Do this:
Only the number is wanted: how many lines contain the string "chart"?
[START Data section]
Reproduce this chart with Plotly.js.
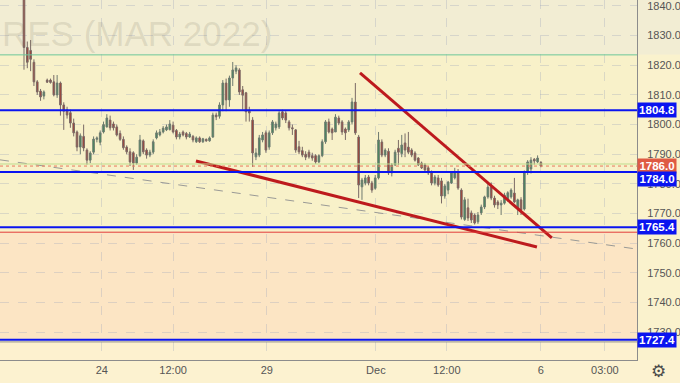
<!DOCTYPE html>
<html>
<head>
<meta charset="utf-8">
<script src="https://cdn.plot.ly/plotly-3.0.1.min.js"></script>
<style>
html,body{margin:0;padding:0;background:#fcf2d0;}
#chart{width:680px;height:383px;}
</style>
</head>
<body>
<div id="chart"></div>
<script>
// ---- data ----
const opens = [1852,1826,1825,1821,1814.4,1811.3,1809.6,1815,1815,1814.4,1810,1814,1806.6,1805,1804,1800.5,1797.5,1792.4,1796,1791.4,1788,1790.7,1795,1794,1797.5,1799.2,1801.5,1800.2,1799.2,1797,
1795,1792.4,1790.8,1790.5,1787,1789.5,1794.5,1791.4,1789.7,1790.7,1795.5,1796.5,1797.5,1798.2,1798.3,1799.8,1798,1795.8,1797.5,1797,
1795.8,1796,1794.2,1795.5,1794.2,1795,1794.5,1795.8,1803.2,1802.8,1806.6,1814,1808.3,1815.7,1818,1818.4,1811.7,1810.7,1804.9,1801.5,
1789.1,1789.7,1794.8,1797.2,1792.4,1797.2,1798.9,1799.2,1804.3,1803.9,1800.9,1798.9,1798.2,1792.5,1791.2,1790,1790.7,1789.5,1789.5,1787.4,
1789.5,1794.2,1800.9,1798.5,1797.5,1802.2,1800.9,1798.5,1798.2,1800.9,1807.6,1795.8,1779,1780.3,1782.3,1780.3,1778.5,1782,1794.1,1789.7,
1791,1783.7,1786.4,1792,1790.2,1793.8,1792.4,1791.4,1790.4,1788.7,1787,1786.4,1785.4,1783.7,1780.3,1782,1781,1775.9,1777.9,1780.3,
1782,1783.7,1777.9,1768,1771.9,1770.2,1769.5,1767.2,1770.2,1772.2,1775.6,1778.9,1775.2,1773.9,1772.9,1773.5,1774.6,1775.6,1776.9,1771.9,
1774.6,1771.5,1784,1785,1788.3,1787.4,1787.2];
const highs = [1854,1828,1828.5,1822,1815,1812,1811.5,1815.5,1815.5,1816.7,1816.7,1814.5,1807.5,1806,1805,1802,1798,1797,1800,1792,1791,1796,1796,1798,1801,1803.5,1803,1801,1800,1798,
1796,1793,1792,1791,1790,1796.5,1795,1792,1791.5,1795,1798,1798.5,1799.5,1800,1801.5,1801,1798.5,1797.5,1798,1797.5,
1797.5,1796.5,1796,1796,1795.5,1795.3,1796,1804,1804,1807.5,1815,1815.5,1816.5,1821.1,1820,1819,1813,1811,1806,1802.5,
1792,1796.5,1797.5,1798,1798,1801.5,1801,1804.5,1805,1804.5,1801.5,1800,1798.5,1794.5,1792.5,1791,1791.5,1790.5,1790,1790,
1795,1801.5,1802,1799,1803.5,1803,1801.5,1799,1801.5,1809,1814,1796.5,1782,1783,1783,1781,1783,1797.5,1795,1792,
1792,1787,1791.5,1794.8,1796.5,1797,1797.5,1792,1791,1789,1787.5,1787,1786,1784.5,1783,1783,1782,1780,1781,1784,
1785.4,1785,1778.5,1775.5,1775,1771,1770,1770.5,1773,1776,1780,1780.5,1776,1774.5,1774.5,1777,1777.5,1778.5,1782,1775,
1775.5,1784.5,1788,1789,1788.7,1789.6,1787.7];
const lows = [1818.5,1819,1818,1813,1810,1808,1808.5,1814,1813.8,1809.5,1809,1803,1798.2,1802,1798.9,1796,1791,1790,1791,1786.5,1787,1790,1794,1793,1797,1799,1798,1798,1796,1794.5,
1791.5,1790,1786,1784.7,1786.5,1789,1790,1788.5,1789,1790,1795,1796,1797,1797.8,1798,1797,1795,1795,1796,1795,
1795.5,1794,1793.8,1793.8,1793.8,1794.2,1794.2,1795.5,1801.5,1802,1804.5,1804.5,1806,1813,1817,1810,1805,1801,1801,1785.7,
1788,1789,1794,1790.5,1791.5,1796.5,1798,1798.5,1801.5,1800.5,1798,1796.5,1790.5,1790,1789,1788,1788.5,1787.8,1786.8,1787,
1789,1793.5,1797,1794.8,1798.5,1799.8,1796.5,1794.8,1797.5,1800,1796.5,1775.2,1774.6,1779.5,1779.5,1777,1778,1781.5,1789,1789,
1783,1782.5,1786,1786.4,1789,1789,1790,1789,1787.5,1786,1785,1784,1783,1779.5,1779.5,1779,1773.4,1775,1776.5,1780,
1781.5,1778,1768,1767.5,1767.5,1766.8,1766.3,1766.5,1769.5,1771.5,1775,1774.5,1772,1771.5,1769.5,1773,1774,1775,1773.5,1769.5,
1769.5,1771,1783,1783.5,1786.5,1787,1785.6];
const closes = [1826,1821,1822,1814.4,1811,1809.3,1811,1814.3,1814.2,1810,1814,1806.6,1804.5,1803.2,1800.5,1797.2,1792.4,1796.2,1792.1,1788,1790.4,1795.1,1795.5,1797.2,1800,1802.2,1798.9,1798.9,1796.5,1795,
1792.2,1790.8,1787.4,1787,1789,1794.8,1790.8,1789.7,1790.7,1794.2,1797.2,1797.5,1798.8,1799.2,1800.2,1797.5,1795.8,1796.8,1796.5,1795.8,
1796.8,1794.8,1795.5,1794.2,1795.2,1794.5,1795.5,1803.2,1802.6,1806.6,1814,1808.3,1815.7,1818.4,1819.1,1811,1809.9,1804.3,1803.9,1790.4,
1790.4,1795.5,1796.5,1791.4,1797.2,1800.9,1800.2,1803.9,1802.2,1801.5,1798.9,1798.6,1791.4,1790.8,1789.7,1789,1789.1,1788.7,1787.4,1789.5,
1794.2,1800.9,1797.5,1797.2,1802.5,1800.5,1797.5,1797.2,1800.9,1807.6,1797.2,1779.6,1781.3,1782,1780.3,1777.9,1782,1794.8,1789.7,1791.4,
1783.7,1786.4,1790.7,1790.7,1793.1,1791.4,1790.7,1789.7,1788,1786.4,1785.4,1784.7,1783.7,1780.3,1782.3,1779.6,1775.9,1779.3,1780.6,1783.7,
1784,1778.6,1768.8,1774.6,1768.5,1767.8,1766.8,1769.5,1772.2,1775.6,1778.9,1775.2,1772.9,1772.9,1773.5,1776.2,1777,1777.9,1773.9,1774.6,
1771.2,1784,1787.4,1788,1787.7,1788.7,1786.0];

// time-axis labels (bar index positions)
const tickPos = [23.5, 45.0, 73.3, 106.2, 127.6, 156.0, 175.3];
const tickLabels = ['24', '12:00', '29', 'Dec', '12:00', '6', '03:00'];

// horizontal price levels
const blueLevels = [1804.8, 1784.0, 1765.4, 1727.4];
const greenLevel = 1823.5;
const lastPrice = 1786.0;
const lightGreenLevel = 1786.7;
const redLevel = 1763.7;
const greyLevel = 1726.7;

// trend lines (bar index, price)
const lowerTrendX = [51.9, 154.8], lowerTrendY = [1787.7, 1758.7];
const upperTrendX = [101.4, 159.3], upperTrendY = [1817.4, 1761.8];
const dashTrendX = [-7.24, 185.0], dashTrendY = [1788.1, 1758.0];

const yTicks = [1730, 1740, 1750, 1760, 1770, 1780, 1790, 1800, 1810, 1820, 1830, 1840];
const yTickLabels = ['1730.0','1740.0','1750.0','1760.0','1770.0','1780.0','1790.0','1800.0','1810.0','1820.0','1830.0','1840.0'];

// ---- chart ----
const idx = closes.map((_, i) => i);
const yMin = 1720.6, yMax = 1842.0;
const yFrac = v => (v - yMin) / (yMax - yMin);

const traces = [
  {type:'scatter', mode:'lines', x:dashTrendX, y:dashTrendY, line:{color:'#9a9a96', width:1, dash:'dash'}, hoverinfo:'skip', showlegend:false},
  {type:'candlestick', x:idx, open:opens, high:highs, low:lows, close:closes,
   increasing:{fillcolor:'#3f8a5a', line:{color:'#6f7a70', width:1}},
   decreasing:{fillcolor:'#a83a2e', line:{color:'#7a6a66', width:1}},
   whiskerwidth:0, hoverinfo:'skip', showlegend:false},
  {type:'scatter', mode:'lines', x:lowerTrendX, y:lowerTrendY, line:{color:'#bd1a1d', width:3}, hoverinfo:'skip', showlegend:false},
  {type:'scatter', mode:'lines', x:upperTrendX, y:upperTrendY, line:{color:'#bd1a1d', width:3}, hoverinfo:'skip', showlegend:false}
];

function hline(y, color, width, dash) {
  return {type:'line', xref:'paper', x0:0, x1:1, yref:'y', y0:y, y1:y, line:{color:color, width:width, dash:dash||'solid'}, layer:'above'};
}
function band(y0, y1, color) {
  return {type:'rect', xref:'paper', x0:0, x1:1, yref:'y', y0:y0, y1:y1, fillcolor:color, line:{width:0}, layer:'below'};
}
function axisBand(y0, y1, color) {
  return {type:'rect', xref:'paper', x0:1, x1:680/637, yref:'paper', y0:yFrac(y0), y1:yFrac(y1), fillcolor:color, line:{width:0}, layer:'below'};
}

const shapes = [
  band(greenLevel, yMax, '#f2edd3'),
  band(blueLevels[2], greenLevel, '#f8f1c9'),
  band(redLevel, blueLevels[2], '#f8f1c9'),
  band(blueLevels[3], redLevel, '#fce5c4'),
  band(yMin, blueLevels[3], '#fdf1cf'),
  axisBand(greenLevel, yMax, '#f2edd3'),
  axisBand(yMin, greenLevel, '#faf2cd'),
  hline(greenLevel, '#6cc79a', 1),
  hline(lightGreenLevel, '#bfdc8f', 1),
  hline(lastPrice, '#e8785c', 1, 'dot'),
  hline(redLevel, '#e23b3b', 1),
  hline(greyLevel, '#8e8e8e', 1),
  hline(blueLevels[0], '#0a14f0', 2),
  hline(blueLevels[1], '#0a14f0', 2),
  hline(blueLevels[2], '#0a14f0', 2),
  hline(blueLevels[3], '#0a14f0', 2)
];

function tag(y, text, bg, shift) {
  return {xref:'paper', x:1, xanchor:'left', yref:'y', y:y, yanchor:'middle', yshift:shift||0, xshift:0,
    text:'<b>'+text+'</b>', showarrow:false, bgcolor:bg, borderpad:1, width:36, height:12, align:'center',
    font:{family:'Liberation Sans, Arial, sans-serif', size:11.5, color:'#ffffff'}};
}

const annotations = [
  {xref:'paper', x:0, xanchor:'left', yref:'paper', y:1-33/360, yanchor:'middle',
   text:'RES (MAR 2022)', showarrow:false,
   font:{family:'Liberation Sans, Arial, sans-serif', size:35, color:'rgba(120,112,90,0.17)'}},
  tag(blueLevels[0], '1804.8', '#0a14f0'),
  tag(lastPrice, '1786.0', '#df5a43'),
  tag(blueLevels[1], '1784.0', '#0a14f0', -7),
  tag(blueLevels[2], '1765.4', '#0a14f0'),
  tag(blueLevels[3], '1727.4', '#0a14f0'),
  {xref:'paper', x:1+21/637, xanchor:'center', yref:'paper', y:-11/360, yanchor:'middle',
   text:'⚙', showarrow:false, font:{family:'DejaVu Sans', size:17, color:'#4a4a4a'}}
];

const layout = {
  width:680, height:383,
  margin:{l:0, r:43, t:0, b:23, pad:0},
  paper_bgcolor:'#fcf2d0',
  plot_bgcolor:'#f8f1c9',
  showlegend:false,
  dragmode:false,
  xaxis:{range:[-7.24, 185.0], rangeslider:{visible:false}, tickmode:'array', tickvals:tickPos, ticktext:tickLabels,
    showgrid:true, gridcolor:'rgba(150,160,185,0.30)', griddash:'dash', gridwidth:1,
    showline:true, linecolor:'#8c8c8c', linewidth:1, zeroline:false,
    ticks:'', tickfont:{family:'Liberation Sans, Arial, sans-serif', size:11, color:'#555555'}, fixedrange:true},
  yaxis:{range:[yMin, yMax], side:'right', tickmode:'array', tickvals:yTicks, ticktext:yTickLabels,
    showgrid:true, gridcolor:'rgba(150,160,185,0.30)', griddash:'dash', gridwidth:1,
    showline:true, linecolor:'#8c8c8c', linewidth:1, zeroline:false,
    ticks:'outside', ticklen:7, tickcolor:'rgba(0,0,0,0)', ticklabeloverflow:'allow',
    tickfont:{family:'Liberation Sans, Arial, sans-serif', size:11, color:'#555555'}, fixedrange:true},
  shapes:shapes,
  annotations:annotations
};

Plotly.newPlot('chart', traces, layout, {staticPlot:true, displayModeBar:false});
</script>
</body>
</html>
[END Data section]
The answer:
5